Grant Awarded: December 2010

All awarded funds were expended to purchase cameras, and memory chips.

Grantee: Steve Bachofer

Background: Five Kodak PlaySport Digital video cameras were purchased and used in the Jan term 2011 Precious Water and Watersheds course. The selected cameras are waterproof up to three meters in depth (to minimize the chance that one slip trekking across a wetland generates approximately one hundred dollars of electronic waste) and there are floatation wrist straps so dropping a camera does not easily lead to a lost camera. The cameras have rechargeable batteries and a 2 GB memory card. The cameras were incorporated into focused team project work and student teams were allowed limited use of the cameras at selected field sites before their team project assignment.

Results:

Student team projects yielded some video and digital photos which are somewhat useful. The student team success was highly dependent on the team members’ level of proficiency. Two video projects with some editing should yield video clips providing instruction on how to use some specific environmental field equipment. The students were provided general instructions to operate the cameras, yet for a few student teams, they did not actually have sufficient training to obtain high quality video. More explicit feedback on video/media making in the future will yield better resulting media. The faculty member is working to incorporate more instructional rubrics to guide students as they use this tool. Hopefully, this will avoid some of the perception that the camera is just a toy.

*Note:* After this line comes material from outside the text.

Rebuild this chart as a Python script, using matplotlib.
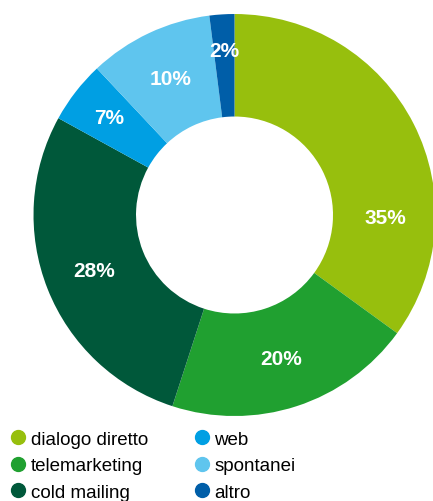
import matplotlib.pyplot as plt
import numpy as np
from matplotlib.lines import Line2D

categories = ['dialogo diretto', 'telemarketing', 'cold mailing', 'web', 'spontanei', 'altro']
shares = [35, 20, 28, 5, 10, 2]          # wedge sizes as drawn
labels = ['35%', '20%', '28%', '7%', '10%', '2%']   # printed on the chart
colors = ['#97BF0D', '#20A030', '#00583A', '#009FE3', '#5FC5EE', '#005EA8']

plt.rcParams['font.family'] = ['Liberation Sans', 'DejaVu Sans']

fig = plt.figure(figsize=(4.33, 5.02), dpi=100)
ax = fig.add_axes([0.0774, 0.1693, 0.9284, 0.8008])

wedges, _ = ax.pie(shares, colors=colors, startangle=90, counterclock=False,
                   radius=1, wedgeprops=dict(width=0.51, linewidth=0))
ax.set_xlim(-1, 1)
ax.set_ylim(-1, 1)
ax.set_aspect('equal')

# label positions: middle of each wedge, first one sits lower
label_r = [0.75, 0.75, 0.75, 0.79, 0.75, 0.82]
for i, w in enumerate(wedges):
    ang = (w.theta1 + w.theta2) / 2
    if i == 0:
        ang = -1
    r = label_r[i]
    ax.text(r * np.cos(np.radians(ang)), r * np.sin(np.radians(ang)), labels[i],
            ha='center', va='center', color='white', fontsize=15, fontweight='bold')

handles = [Line2D([], [], marker='o', linestyle='none', markersize=10,
                  markerfacecolor=c, markeredgecolor=c) for c in colors]
fig.legend(handles, categories, ncol=2, loc='upper left', bbox_to_anchor=(0.012, 0.155),
           frameon=False, fontsize=13.5, handlelength=0.6, handletextpad=0.35,
           labelspacing=0.5, columnspacing=2.6, borderaxespad=0)

fig.savefig('out.png', dpi=100)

The cameras provided reasonable images at most sites and the audio was somewhat unclear unless the location was quiet. The main difficulty was having a location to store and review the captured video for the students (plus dumping the files from the five cameras). The computer lab which was available had serious limitations (digital video files were stored either under an individual student’s account or under a faculty member’s account which therefore required direct supervision).   To attempt to solve this problem the faculty member started using a wiki in Moodle this Spring and successfully posted some video captured during a Spring course visit to a field site. In this way, materials could be posted at a website that only students registered in the course could view. The limitation of this potential solution is the video is buffered slowly and appears choppy. The video and digital photos could be stored via the library’s electronic repository, but the materials need to be downloaded to view or process further. The video could be posted to more standard site such as You Tube and this may be a better solution. A few videos of water at the spillway of the SMC wetland dam are posted on You Tube and the quality is acceptable. These videos show the water flow (http://www.youtube.com/watch?v=poJc0nyBfdw&NR=1 & http://www.youtube.com/watch?v=nsF481oh84U ) and turbidity. It would useful in the future to use these videos along with other water quality parameters to explain the water runoff during a storm event.

Continued Project Work:

The cameras will be used in future science courses and to make appropriate video clips to supplement the lab curriculum. Steve will use the camera again in the Wetlands January term course in 2012. In this case, students will be given considerably more instruction and critique on their video projects. The storage of video and reviewing it will be an issue to attend to this Fall.

Steve has also begun a discussion with other STEM (Science, Technology, Engineering & Math) faculty on utilizing video materials and media making projects as instructional activities for our STEM curriculum. He has made contact with KQED personnel and it is likely that a media making pedagogy workshop will be held in the Spring 2012.

In addition, the cameras are in use to record Faculty Development materials which should be posted on the College’s new website.